NASA’s ESCAPADE Mission – Twin Martian Orbiters – Moves Toward Launch

Illustration of the ESCAPADE spacecraft in orbit around Mars. Credits: Rocket Lab USA/UC Berkeley

NASA’s Escape and Plasma Acceleration and Dynamics Explorers, or ESCAPADE mission, passed a mission review on August 17, 2021, moving the mission into its next phase with a new target launch readiness date of October 2024.

The review, Key Decision Point C, evaluated the mission’s preliminary design and project plan to achieve launch by its target launch readiness date. With the successful review, ESCAPADE now moves into phase C, which includes the final design of the mission and building of the instruments.

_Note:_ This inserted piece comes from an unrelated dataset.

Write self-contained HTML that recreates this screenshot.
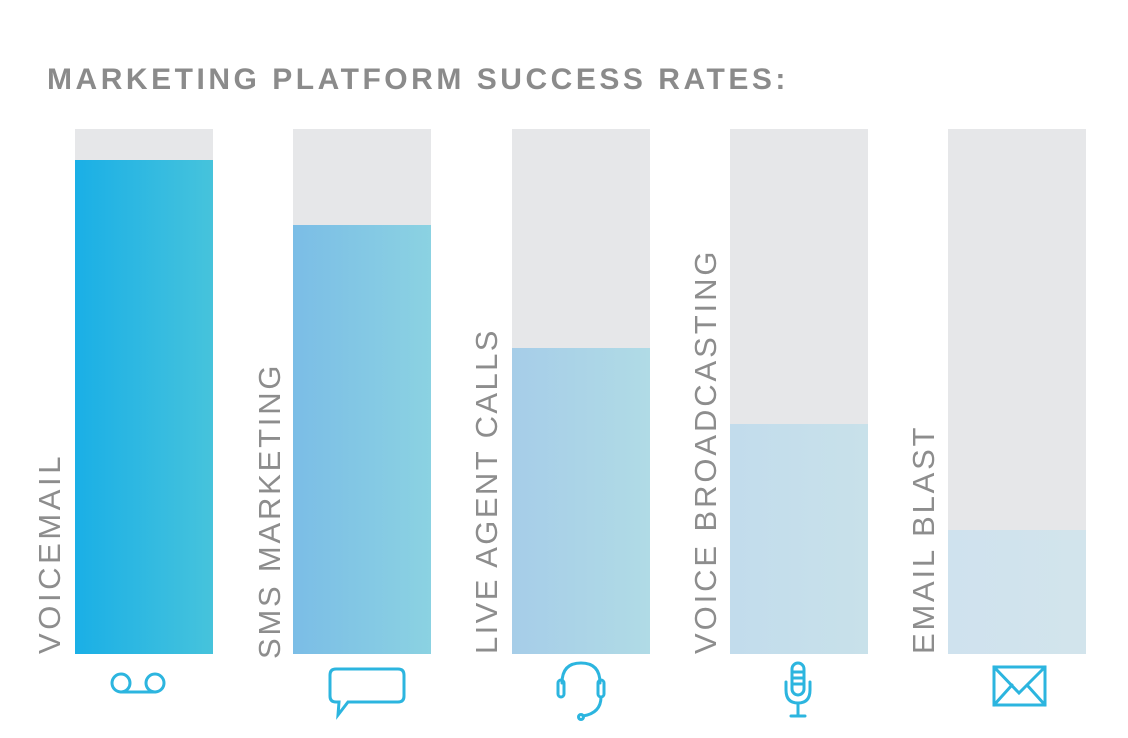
<!DOCTYPE html>
<html><head><meta charset="utf-8"><style>
body{margin:0;background:#fff;width:1128px;height:733px;overflow:hidden;font-family:"Liberation Sans",sans-serif}
</style></head><body>
<svg width="1128" height="733" xmlns="http://www.w3.org/2000/svg">
<defs>
<linearGradient id="g1" x1="0" x2="1"><stop offset="0" stop-color="#1aafe6"/><stop offset="1" stop-color="#46c3dc"/></linearGradient>
<linearGradient id="g2" x1="0" x2="1"><stop offset="0" stop-color="#7bbde6"/><stop offset="1" stop-color="#8bd2e2"/></linearGradient>
<linearGradient id="g3" x1="0" x2="1"><stop offset="0" stop-color="#a6cde8"/><stop offset="1" stop-color="#b0dbe6"/></linearGradient>
<linearGradient id="g4" x1="0" x2="1"><stop offset="0" stop-color="#c2dcec"/><stop offset="1" stop-color="#c8e1ea"/></linearGradient>
<linearGradient id="g5" x1="0" x2="1"><stop offset="0" stop-color="#cfe2ee"/><stop offset="1" stop-color="#d2e4ec"/></linearGradient>
</defs>
<text x="47" y="89" font-size="30" font-weight="bold" fill="#8b8b8b" letter-spacing="1.6" textLength="740">MARKETING PLATFORM SUCCESS RATES:</text>
<g fill="#e6e7e9">
<rect x="75" y="129" width="138" height="525"/><rect x="293" y="129" width="138" height="525"/><rect x="512" y="129" width="138" height="525"/><rect x="730" y="129" width="138" height="525"/><rect x="948" y="129" width="138" height="525"/>
</g>
<rect x="75" y="160" width="138" height="494" fill="url(#g1)"/>
<rect x="293" y="225" width="138" height="429" fill="url(#g2)"/>
<rect x="512" y="348" width="138" height="306" fill="url(#g3)"/>
<rect x="730" y="424" width="138" height="230" fill="url(#g4)"/>
<rect x="948" y="530" width="138" height="124" fill="url(#g5)"/>
<g font-size="31" fill="#8d8d8d" letter-spacing="1.5">
<text transform="translate(60,654) rotate(-90)" textLength="199">VOICEMAIL</text>
<text transform="translate(280,659) rotate(-90)" textLength="295">SMS MARKETING</text>
<text transform="translate(497,654) rotate(-90)" textLength="325">LIVE AGENT CALLS</text>
<text transform="translate(716,654) rotate(-90)" textLength="404">VOICE BROADCASTING</text>
<text transform="translate(934,654) rotate(-90)" textLength="228">EMAIL BLAST</text>
</g>
<g stroke="#2cb5df" stroke-width="3" fill="none" stroke-linecap="round">
<circle cx="121" cy="683" r="9"/><circle cx="155" cy="683" r="9"/><line x1="121" y1="692" x2="155" y2="692"/>
<path d="M336,669 H398 Q404,669 404,675 V696 Q404,702 398,702 H348 L338,715 L339,702 H336 Q330,702 330,696 V675 Q330,669 336,669 Z"/>
<path d="M562,683 Q562,663 581,663 Q600,663 600,683"/>
<rect x="558" y="680" width="6" height="17" rx="3"/><rect x="598" y="680" width="6" height="17" rx="3"/>
<path d="M601,697 Q601,713 583,716"/><circle cx="581" cy="717" r="2.5"/>
<rect x="792" y="663" width="12" height="32" rx="6"/>
<line x1="793" y1="672" x2="803" y2="672"/><line x1="793" y1="678" x2="803" y2="678"/><line x1="793" y1="684" x2="803" y2="684"/>
<path d="M786,682 V690 Q786,703 798,703 Q810,703 810,690 V682"/><line x1="798" y1="703" x2="798" y2="716"/><line x1="791" y1="716" x2="805" y2="716"/>
<rect x="994" y="667" width="51" height="38"/><path d="M994,667 L1019,693 L1045,667 M994,705 L1012,685 M1045,705 L1027,685"/>
</g>
</svg>
</body></html>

“We are thrilled to pass this critical milestone, the culmination of two years of science and engineering work from a talented and dedicated team at UC Berkeley and our partners,” said Rob Lillis, space physicist at UC Berkeley and principal investigator for ESCAPADE. “We’re very excited to now move towards final designs, assembly, test, launch and get on our way to Mars.”

ESCAPADE consists of two identical interplanetary Photon spacecraft developed by Rocket Lab. Both spacecraft are about the size of a mini-fridge and weigh no more than about 250 pounds (120 kilograms) excluding fuel.

“This is a hugely promising mission that will deliver big science in a small package,” said Peter Beck, Rocket Lab founder and CEO. “Our Photon spacecraft for ESCAPADE will demonstrate a more cost-effective approach to planetary exploration that will increase the science community’s access to our solar system for the better. I’m thrilled that the hard work and dedication of the engineering teams at UC Berkeley and Rocket Lab to date have paid off and the mission has been approved by NASA to begin final design and building.”

Launching no earlier than January 2024, the twin ESCAPADE spacecraft will spend 11 months in interplanetary space before entering a highly elliptical orbit around Mars.  They will spend six months gradually descending into the same nominal science orbit like pearls on a string, passing within 100 miles (160 kilometers) of the Martian surface at closest approach.

“For ESCAPADE, we’re evaluating a number of rideshare options to enable this critically important science while also lowering costs,” said Alan Zide, program executive for the mission at NASA HQ.

ESCAPADE will study how Mars’ magnetosphere – the magnetized area of space around the planet – interacts with the solar wind, and the processes driving its atmospheric escape.

“This constellation of two satellites at Mars will answer big questions about the atmosphere and the solar wind in real time,” said Shannon Curry, project scientist for the mission at UC Berkeley.

“With simultaneous two-point observations, ESCAPADE will bring us the first ‘stereo’ picture of this highly dynamic environment,” Lillis added.

Using instruments to measure magnetic fields, ions, and electrons, the ESCAPADE spacecraft will analyze how Mars’ magnetic field guides particle flows around the planet; how energy and momentum are transported from the solar wind through Mars’ magnetosphere; and what processes control the flow of energy and matter into and out of the atmosphere.

“Our heliophysics decadal surveys” – the community-wide survey used to set NASA’s scientific objectives – “have identified the scientific need to study the space environments of other planets,” said Jared Leisner, ESCAPADE program scientist at NASA HQ. “By studying the same processes at different planets, we gain key insights into how they function both at Earth and at other planets beyond the solar system.”

ESCAPADE is led by the University of California, Berkeley. The mission is managed by the Planetary Mission Program Office at NASA’s Marshall Space Flight Center. ESCAPADE is part of the NASA Small Innovative Missions for Planetary Exploration (SIMPLEx) program and is funded through the Heliophysics Division at NASA HQ.

By Miles Hatfield
NASA’s Goddard Space Flight Center, Greenbelt, Md.